AM: The Birth of Cinema

by Jim Worsham

Did you know the star of the first “moving picture” was named Sallie Gardner? Or that she was a horse owned by a Governor of California? You can learn all about this early star and her strange connection to the silent film era that lasted from 1878 to 1928. The story of those fifty years is a fascinating adventure that will be explored in The Birth of Cinema: Film’s First Fifty Years. From the famous Muybridge galloping horse research project through the introduction of talkies, you’ll witness the emergence of a dynamic film industry that began as soon as entrepreneurs saw a way to make a profit.
Michael Napolillo, new instructor at OLLI, will put his BFA in Film from NYU to good use as he relives that memorable period via lecture, film clips, and hands-on demonstrations. Mike honed his artistic skills in literary arts, writing and even songwriting in Massachusetts, Vermont and New York. In 1984, he joined the English Department at Long Beach’s Wilson High School where he taught for 32 years. It was there he created a senior elective course on Film Analysis for the LBUSD. The course was understandably very popular among the high school students but, thanks to Mike’s efforts, it also qualified for credit in U.C. English.
Mike is married with two grown children. Now, recently retired, he is still a fan of classic films and maintains his own collection of many of the greats. He enjoys an occasional round of golf and he’s also an accomplished guitar player and singer who loves to
entertain. He has performed at many southland venues and his current gig pleases the crowd at The Local Spot eatery in Long Beach during Sunday brunch. Hey, maybe he’ll even play some background music for one of those silent movies!
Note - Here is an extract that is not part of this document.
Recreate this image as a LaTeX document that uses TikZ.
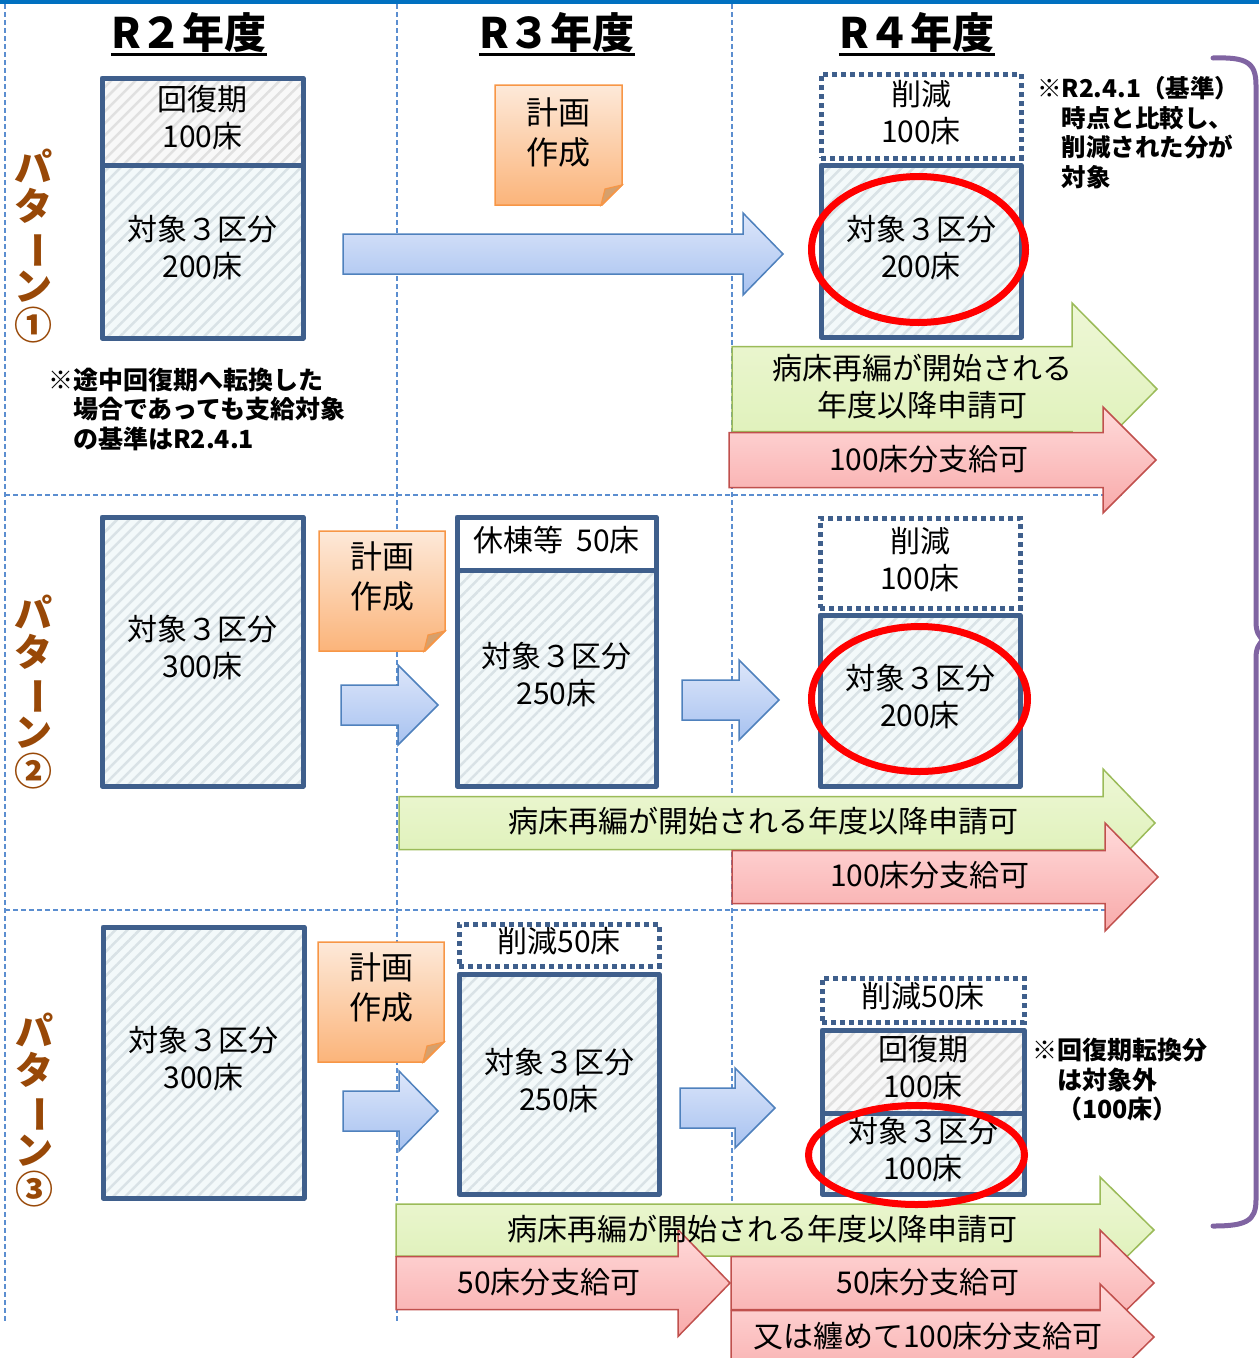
\documentclass[tikz,border=0pt]{standalone}
\usepackage{fontspec}
\usepackage{graphicx}
\setmainfont{Noto Sans CJK JP}
\usetikzlibrary{patterns.meta,shapes.geometric}
\definecolor{boxblue}{HTML}{3F5F8C}
\definecolor{gridblue}{HTML}{5B8ED0}
\definecolor{topblue}{HTML}{0070C0}
\definecolor{cyanbase}{HTML}{F3F9FA}
\definecolor{cyanstripe}{HTML}{D9E2E6}
\definecolor{graybase}{HTML}{F8F8F8}
\definecolor{graystripe}{HTML}{E0E0E0}
\definecolor{arrowblue}{HTML}{4F81BD}
\definecolor{bluetop}{HTML}{DDE6FA}
\definecolor{bluebot}{HTML}{A7C2F0}
\definecolor{greenline}{HTML}{9BBB59}
\definecolor{greentop}{HTML}{EEF7D6}
\definecolor{greenbot}{HTML}{DCF0B4}
\definecolor{redline}{HTML}{C0504D}
\definecolor{redtop}{HTML}{FFDADA}
\definecolor{redbot}{HTML}{F8AAAA}
\definecolor{noteline}{HTML}{F79646}
\definecolor{notetop}{HTML}{FDE9D9}
\definecolor{notebot}{HTML}{FBB47A}
\definecolor{notefold}{HTML}{D6A06C}
\definecolor{patbrown}{HTML}{984807}
\definecolor{bracepurple}{HTML}{8064A2}
\newcommand\bx{\fontsize{30}{37}\selectfont}
\newcommand\blockarrow[7]{\draw[#1] (#2,{#5-#6}) -- (#3,{#5-#6}) -- (#3,{#5-#7}) -- (#4,#5) -- (#3,{#5+#7}) -- (#3,{#5+#6}) -- (#2,{#5+#6}) -- cycle;}
\newcommand\plannote[4]{\draw[notestyle] (#1,#2) -- (#3,#2) -- (#3,{#4-20}) -- ({#3-20},#4) -- (#1,#4) -- cycle;
\draw[foldstyle] (#3,{#4-20}) -- ({#3-17},{#4-16}) -- ({#3-21},#4) -- cycle;}
\begin{document}
\begin{tikzpicture}[x=1pt,y=-1pt,
  grid/.style={draw=gridblue, line width=1.5pt, dash pattern=on 5pt off 3pt},
  title/.style={font=\fontsize{42}{48}\selectfont\bfseries, inner sep=0pt},
  boxtext/.style={align=center, font=\bx, inner sep=0pt, execute at end node={\rule[-10pt]{0pt}{0pt}}},
  tbox/.style={boxtext, draw=boxblue, line width=5pt, line join=round, preaction={fill=cyanbase}, pattern={Lines[angle=45,distance=8.5pt,line width=2.5pt]}, pattern color=cyanstripe},
  gbox/.style={boxtext, draw=boxblue, line width=5pt, line join=round, preaction={fill=graybase}, pattern={Lines[angle=45,distance=8.5pt,line width=2.5pt]}, pattern color=graystripe},
  wbox/.style={boxtext, draw=boxblue, line width=5pt, line join=round, fill=white},
  dbox/.style={boxtext, draw=boxblue, line width=5pt, dash pattern=on 5pt off 4pt, fill=white},
  barrow/.style={draw=arrowblue, line width=1.5pt, top color=bluetop, bottom color=bluebot},
  garrow/.style={draw=greenline, line width=1.5pt, top color=greentop, bottom color=greenbot},
  rarrow/.style={draw=redline, line width=1.5pt, top color=redtop, bottom color=redbot},
  notestyle/.style={draw=noteline, line width=1.5pt, top color=notetop, bottom color=notebot},
  foldstyle/.style={draw=noteline, line width=1.2pt, fill=notefold},
  notetext/.style={font=\fontsize{32}{40}\selectfont, align=center, inner sep=0pt},
  atext/.style={font=\bx, align=center, inner sep=0pt},
  pat/.style={font=\fontsize{38}{39}\selectfont\bfseries, text=patbrown, align=center, inner sep=0pt},
  remark/.style={font=\fontsize{25}{29.5}\selectfont\bfseries, align=left, inner sep=0pt, anchor=west},
  ring/.style={ellipse, draw=red, line width=7pt, inner sep=0pt},
  brace/.style={draw=bracepurple, line width=5pt, line cap=round}
]
\useasboundingbox (0,0) rectangle (1259,1358);
% frame and grid
\draw[draw=topblue, line width=4pt] (0,2) -- (1259,2);
\draw[grid] (5,4) -- (5,1322);
\draw[grid] (397,4) -- (397,1322);
\draw[grid] (732,4) -- (732,1322);
\draw[grid] (5,495) -- (1122,495);
\draw[grid] (5,910) -- (1122,910);
% titles
\node[title] (t2) at (189,33) {R２年度};
\node[title] (t3) at (557,33) {R３年度};
\node[title] (t4) at (917,33) {R４年度};
\foreach \t in {t2,t3,t4}{\draw[line width=3pt] ([yshift=-6pt]\t.base west) -- ([yshift=-6pt]\t.base east);}
% pattern labels
\node[pat] (pat1) at (33,246) {パ\\タ\\\rotatebox[origin=c]{-90}{ー}\\ン\\①};
\node[pat] (pat2) at (33,692) {パ\\タ\\\rotatebox[origin=c]{-90}{ー}\\ン\\②};
\node[pat] (pat3) at (35,1110) {パ\\タ\\\rotatebox[origin=c]{-90}{ー}\\ン\\③};
% ---------- row 1
\node[gbox, minimum width=201pt, minimum height=87pt] (a1) at (202.5,121.5) {回復期\\100床};
\node[tbox, minimum width=201pt, minimum height=173pt] (b1) at (202.5,251.5) {対象３区分\\200床};
\node[remark] (rem1) at (48,409) {※途中回復期へ転換した\\\hspace*{1em}場合であっても支給対象\\\hspace*{1em}の基準はR2.4.1};
\plannote{495}{85}{622}{205}
\node[notetext] (plan1) at (558,132) {計画\\作成};
\blockarrow{barrow}{343}{743}{783}{254}{20}{41}
\node[dbox, minimum width=200pt, minimum height=84pt] (c1) at (921,116) {削減\\100床};
\node[tbox, minimum width=200pt, minimum height=172pt] (d1) at (921,251) {対象３区分\\200床};
\node[remark, font=\fontsize{24.5}{29.5}\selectfont\bfseries] (rem2) at (1037,132.5) {※R2.4.1（基準）\\\hspace*{1em}時点と比較し、\\\hspace*{1em}削減された分が\\\hspace*{1em}対象};
\blockarrow{garrow}{732}{1072}{1157}{389}{42.5}{86}
\blockarrow{rarrow}{729}{1103}{1156}{460}{27.5}{53}
\node[atext] (g1t) at (922,387) {病床再編が開始される\\年度以降申請可};
\node[atext] (r1t) at (929,459) {100床分支給可};
% ---------- row 2
\node[tbox, minimum width=201pt, minimum height=269pt] (b2) at (202.5,651.5) {対象３区分\\300床};
\plannote{319}{531}{445}{651}
\node[notetext] (plan2) at (382,576.5) {計画\\作成};
\blockarrow{barrow}{341}{398}{438}{705}{20}{40}
\node[wbox, minimum width=199pt, minimum height=53pt] (e2) at (556.5,543.5) {休棟等\hspace{0.45em}50床};
\node[tbox, minimum width=199pt, minimum height=216pt] (f2) at (556.5,678) {対象３区分\\250床};
\blockarrow{barrow}{682}{739}{779}{700}{20}{40}
\node[dbox, minimum width=200pt, minimum height=90pt] (c2) at (920,563) {削減\\100床};
\node[tbox, minimum width=200pt, minimum height=171pt] (d2) at (920,700.5) {対象３区分\\200床};
\blockarrow{garrow}{399}{1103}{1155}{823}{26.5}{54}
\blockarrow{rarrow}{732}{1105}{1158}{877}{26.5}{54}
\node[atext] (g2t) at (763,821) {病床再編が開始される年度以降申請可};
\node[atext] (r2t) at (930,875) {100床分支給可};
% ---------- row 3
\node[tbox, minimum width=201pt, minimum height=271pt] (b3) at (203.5,1062.5) {対象３区分\\300床};
\plannote{318}{942}{444}{1062}
\node[notetext] (plan3) at (381,987.5) {計画\\作成};
\blockarrow{barrow}{343}{399}{438}{1111}{20}{40}
\node[dbox, minimum width=200pt, minimum height=42pt] (e3) at (559,945) {削減50床};
\node[tbox, minimum width=200pt, minimum height=220pt] (f3) at (559,1084) {対象３区分\\250床};
\blockarrow{barrow}{680}{735}{775}{1108}{20}{40}
\node[dbox, minimum width=202pt, minimum height=44pt] (c3) at (923,1000) {削減50床};
\node[gbox, minimum width=202pt, minimum height=83pt] (h3) at (923,1071.5) {回復期\\100床};
\node[tbox, minimum width=202pt, minimum height=81pt] (d3) at (923,1153.5) {対象３区分\\100床};
\node[remark] (rem3) at (1032,1080) {※回復期転換分\\\hspace*{1em}は対象外\\\hspace*{1em}（100床）};
\blockarrow{garrow}{396}{1100}{1154}{1230}{26}{53}
\blockarrow{rarrow}{396}{678}{730}{1283}{26.5}{53.5}
\blockarrow{rarrow}{731}{1100}{1154}{1283}{26.5}{53}
\blockarrow{rarrow}{731}{1100}{1154}{1337}{26.5}{53}
\node[atext] (g3t) at (762,1229) {病床再編が開始される年度以降申請可};
\node[atext] (r3at) at (549,1282) {50床分支給可};
\node[atext] (r3bt) at (928,1282) {50床分支給可};
\node[atext] (r3ct) at (928,1336) {又は纏めて100床分支給可};
% ellipses
\node[ring, minimum width=214pt, minimum height=146pt] (o1) at (918.5,249.5) {};
\node[ring, minimum width=216pt, minimum height=145pt] (o2) at (919.5,699) {};
\node[ring, minimum width=216pt, minimum height=99pt] (o3) at (916.5,1155) {};
% brace
\draw[brace] (1213,58) .. controls (1246,57) and (1256,62) .. (1256,85) -- (1256,622) .. controls (1256,632) and (1259,636) .. (1263,640) .. controls (1259,644) and (1256,648) .. (1256,658) -- (1256,1200) .. controls (1256,1221) and (1246,1226) .. (1213,1226);
\end{tikzpicture}
\end{document}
Classic Films of 60s & 70s

by Rick Adams

Take a class where you will see such classic films as “The Wind and the Lion,” “Murder on the Orient Express,” “Easy Rider” and “Hard Day’s Night.” There will be many others starring classic actors, such as Sean Connery, Michael Caine, Candice Bergan, Jack Nicholson, Paul Newman, Ingrid Bergman and of course, The Beatles. These Classic Films will cover the diverse aspects of life and times during the 60s and 70s.
OLLI instructor, Jeff
Hathcock feels that those were the last two decades of great movies, great actors and directors. Those years gave us Jack Nicholson, Dustin Hoffman, Alan Arkin, Faye Dunaway, Jaqueline Bisset, Julie Christy, James Caan,
Steven Spielberg, Francis Coppola – and many more talented people. After that, Hollywood pretty much went south and everything became a sci-fi, fantasy, or special effects “blockbuster” that catered to the youth market. According to Jeff, it left us with today’s crop of actors who mumble in a mistaken
belief that whispering gives their lines more drama. He prefers the films made when actors could be heard
and knew how to use their voices for dramatic effect. This class examines a time when Hollywood made GOOD movies.
Jeff has written for Academy Award
winner Walter Matthau, Emmy Award winner Jack Klugman, Walt Disney Productions (including the radio jingle for “Big Thunder Mountain Railroad”), Knott’s Ice Spectaculars and Knott’s “Calico Square Shootout.” He
directed Academy Award winner George Kennedy in his western “Three Bad Men.” He is in pre-production for a movie titled “The Alley.” Jeff has directed 170 plays. He has an agent representing his first novel, Cult of the Cobra, and is working on his second novel Red Moon Rising.